Exercise directions
With all pictures omitted, return verbatim the lines from the beginning of the records below through the line containing "ax = fig.add_axes([0.1805, 0.169, 0.7995, 0.791])".

The records
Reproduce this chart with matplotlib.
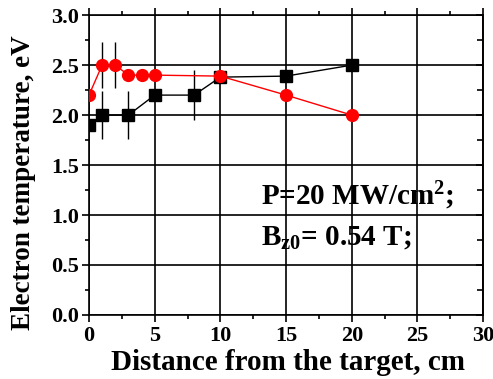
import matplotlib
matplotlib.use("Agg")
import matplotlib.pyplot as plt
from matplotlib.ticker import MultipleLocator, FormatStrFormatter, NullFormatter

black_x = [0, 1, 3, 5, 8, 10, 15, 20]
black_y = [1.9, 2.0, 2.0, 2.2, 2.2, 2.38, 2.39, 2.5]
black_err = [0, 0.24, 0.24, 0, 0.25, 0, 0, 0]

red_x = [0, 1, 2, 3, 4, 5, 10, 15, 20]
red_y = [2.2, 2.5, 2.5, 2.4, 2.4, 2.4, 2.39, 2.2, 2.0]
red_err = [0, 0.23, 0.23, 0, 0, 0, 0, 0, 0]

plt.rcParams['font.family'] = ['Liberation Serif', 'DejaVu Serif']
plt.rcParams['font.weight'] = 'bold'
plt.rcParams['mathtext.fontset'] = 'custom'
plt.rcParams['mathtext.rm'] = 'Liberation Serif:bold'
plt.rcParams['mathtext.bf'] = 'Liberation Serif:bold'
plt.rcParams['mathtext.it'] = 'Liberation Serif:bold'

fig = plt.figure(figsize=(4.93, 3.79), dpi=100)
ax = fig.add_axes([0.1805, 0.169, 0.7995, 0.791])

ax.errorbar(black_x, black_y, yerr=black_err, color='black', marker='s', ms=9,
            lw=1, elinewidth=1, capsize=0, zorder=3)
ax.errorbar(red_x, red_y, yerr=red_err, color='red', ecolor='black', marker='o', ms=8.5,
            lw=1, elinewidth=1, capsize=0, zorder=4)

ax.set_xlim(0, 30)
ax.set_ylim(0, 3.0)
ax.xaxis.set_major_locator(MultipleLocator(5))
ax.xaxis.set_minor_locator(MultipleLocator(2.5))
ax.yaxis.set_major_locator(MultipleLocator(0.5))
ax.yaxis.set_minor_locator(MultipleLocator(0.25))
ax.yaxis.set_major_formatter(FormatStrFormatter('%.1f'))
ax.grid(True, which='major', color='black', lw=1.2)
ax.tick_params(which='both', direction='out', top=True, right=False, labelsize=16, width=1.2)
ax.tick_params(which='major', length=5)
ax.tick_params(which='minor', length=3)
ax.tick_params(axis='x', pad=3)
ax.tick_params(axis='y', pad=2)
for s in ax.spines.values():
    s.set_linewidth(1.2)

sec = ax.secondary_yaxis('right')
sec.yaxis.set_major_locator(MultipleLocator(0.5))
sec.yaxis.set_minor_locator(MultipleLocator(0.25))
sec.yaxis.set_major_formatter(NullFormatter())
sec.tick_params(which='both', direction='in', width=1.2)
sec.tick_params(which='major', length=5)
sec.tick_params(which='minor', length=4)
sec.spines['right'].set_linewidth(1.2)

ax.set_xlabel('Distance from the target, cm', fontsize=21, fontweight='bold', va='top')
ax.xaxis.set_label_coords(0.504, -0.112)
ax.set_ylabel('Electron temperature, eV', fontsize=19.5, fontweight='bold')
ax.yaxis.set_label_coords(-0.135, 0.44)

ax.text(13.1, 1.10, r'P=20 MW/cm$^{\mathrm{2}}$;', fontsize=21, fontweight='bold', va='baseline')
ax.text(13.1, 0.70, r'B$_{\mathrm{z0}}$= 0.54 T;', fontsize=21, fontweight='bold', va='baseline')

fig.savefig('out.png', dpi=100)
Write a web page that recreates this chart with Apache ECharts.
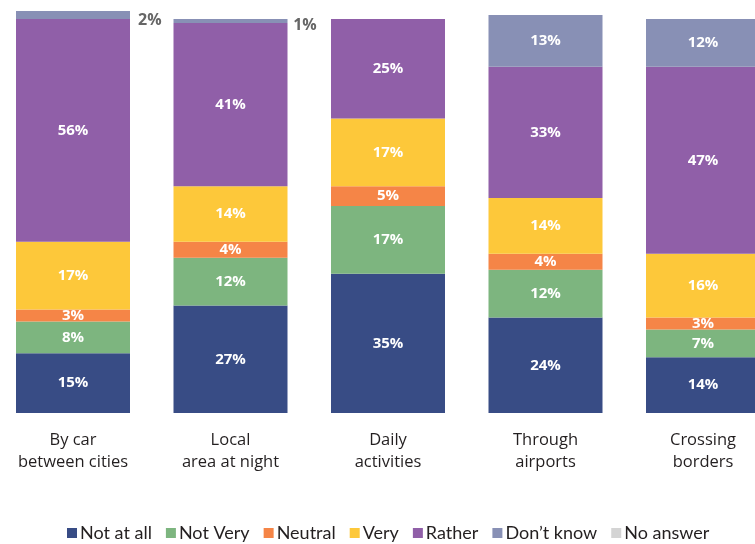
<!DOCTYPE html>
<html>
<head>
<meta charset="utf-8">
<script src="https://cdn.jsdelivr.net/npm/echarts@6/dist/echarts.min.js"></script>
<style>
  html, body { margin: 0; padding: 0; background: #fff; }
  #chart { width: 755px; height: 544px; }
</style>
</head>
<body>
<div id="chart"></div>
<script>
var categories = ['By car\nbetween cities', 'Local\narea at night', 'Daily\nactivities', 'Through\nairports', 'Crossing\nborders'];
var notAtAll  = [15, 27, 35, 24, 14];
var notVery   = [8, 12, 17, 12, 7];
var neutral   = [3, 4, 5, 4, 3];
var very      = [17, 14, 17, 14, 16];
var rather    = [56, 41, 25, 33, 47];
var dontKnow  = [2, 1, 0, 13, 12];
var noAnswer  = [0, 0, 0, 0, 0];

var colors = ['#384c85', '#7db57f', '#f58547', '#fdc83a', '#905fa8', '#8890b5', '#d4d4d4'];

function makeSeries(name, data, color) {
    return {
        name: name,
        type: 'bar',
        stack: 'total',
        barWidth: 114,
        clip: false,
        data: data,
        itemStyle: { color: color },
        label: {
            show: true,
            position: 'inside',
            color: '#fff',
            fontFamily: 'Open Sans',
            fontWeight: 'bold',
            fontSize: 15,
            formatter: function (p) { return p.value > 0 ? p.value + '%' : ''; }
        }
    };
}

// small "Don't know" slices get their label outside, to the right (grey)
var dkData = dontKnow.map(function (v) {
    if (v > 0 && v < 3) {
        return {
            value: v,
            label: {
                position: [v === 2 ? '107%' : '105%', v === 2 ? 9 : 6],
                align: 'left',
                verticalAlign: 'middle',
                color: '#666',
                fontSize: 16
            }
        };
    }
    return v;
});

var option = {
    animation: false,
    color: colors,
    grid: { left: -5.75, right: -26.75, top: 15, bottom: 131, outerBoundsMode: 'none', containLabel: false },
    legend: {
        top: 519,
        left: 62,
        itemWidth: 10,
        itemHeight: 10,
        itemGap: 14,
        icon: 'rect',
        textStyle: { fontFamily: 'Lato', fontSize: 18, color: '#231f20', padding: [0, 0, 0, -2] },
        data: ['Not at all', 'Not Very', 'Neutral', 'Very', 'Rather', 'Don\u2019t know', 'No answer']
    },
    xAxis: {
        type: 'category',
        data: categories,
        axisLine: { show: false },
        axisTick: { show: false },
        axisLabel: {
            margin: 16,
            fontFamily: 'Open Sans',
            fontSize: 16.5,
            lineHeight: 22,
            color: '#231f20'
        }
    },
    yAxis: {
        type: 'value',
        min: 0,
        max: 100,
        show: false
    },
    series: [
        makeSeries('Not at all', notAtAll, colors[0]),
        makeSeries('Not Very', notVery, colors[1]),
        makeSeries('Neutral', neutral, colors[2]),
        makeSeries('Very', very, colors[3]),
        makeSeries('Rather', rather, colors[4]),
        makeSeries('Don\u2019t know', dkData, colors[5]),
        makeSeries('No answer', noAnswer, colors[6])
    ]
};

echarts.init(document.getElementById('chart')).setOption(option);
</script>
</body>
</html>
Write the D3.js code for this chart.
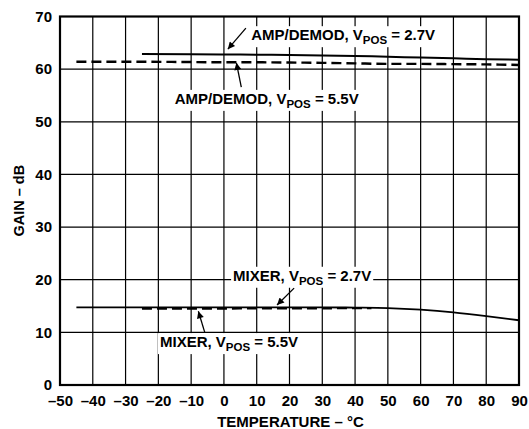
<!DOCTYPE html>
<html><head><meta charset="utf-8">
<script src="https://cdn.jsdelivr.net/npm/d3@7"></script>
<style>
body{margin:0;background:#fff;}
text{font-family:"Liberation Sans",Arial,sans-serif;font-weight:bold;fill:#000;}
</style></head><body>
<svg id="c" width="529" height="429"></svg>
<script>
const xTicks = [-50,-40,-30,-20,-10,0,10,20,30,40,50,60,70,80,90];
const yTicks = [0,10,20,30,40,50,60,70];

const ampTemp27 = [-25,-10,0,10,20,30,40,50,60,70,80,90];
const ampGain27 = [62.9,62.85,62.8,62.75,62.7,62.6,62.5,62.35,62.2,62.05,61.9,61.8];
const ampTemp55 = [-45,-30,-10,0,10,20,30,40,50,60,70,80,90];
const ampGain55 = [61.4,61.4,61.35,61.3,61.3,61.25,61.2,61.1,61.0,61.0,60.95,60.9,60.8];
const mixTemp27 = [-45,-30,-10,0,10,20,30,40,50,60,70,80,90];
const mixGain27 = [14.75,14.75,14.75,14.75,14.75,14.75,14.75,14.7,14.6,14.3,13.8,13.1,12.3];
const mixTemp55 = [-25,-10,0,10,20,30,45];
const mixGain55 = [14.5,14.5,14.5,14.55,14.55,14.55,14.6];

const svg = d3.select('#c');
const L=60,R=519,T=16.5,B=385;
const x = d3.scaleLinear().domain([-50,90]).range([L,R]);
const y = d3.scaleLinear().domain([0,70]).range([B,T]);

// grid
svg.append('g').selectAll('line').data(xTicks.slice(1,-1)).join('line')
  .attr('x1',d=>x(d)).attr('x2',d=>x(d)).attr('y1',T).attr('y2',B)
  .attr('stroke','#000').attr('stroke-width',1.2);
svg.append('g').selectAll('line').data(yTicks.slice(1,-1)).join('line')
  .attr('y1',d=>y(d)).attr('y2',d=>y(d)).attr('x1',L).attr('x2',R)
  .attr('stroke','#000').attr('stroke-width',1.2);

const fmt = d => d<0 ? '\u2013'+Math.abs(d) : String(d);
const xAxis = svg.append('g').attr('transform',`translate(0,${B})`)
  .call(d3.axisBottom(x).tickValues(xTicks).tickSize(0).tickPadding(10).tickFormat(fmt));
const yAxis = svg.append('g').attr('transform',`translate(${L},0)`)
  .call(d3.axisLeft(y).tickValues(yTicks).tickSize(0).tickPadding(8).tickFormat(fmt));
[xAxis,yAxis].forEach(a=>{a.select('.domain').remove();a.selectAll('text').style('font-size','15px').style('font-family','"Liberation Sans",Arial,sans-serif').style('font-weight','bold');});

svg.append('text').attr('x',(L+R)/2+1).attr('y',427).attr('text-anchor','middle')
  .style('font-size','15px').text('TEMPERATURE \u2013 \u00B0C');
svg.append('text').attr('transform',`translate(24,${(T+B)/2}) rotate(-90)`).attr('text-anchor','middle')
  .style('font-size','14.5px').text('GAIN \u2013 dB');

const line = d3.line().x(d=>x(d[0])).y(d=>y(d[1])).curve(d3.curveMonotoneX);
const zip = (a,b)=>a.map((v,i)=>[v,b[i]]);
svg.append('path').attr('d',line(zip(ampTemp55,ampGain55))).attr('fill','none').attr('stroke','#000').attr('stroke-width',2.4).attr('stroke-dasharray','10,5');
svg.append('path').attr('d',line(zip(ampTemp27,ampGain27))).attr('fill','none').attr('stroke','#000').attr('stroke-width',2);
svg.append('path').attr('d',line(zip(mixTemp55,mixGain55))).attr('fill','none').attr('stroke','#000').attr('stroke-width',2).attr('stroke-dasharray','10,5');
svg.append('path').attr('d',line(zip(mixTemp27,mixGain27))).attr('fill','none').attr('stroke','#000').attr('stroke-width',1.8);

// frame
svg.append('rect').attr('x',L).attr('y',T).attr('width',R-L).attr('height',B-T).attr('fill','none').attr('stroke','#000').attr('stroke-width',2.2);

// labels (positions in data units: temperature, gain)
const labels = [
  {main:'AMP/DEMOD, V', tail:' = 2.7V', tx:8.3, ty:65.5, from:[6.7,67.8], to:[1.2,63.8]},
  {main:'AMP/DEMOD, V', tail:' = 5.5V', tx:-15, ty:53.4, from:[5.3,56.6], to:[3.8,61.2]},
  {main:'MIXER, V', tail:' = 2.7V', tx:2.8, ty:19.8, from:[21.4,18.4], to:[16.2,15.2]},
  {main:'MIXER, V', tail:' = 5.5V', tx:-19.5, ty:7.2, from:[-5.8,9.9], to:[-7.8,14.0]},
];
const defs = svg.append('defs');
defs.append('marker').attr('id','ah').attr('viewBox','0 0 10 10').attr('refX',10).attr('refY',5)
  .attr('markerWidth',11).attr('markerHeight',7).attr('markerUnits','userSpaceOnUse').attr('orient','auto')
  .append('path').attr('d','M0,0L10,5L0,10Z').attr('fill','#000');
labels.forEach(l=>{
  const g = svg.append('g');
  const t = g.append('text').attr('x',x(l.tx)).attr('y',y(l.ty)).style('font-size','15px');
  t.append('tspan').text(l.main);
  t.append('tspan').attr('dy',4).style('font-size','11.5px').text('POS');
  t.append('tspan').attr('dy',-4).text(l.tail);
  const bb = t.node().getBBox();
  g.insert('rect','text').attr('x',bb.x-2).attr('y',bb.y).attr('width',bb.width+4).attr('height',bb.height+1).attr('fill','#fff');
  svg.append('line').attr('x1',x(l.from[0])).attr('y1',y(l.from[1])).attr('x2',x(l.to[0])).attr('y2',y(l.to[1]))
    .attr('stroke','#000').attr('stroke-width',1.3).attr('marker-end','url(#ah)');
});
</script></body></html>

Answer to the problem
Reproduce this chart with matplotlib.
import matplotlib
matplotlib.use("Agg")
import matplotlib.pyplot as plt
from matplotlib.ticker import MultipleLocator, FormatStrFormatter, NullFormatter

black_x = [0, 1, 3, 5, 8, 10, 15, 20]
black_y = [1.9, 2.0, 2.0, 2.2, 2.2, 2.38, 2.39, 2.5]
black_err = [0, 0.24, 0.24, 0, 0.25, 0, 0, 0]

red_x = [0, 1, 2, 3, 4, 5, 10, 15, 20]
red_y = [2.2, 2.5, 2.5, 2.4, 2.4, 2.4, 2.39, 2.2, 2.0]
red_err = [0, 0.23, 0.23, 0, 0, 0, 0, 0, 0]

plt.rcParams['font.family'] = ['Liberation Serif', 'DejaVu Serif']
plt.rcParams['font.weight'] = 'bold'
plt.rcParams['mathtext.fontset'] = 'custom'
plt.rcParams['mathtext.rm'] = 'Liberation Serif:bold'
plt.rcParams['mathtext.bf'] = 'Liberation Serif:bold'
plt.rcParams['mathtext.it'] = 'Liberation Serif:bold'

fig = plt.figure(figsize=(4.93, 3.79), dpi=100)
ax = fig.add_axes([0.1805, 0.169, 0.7995, 0.791])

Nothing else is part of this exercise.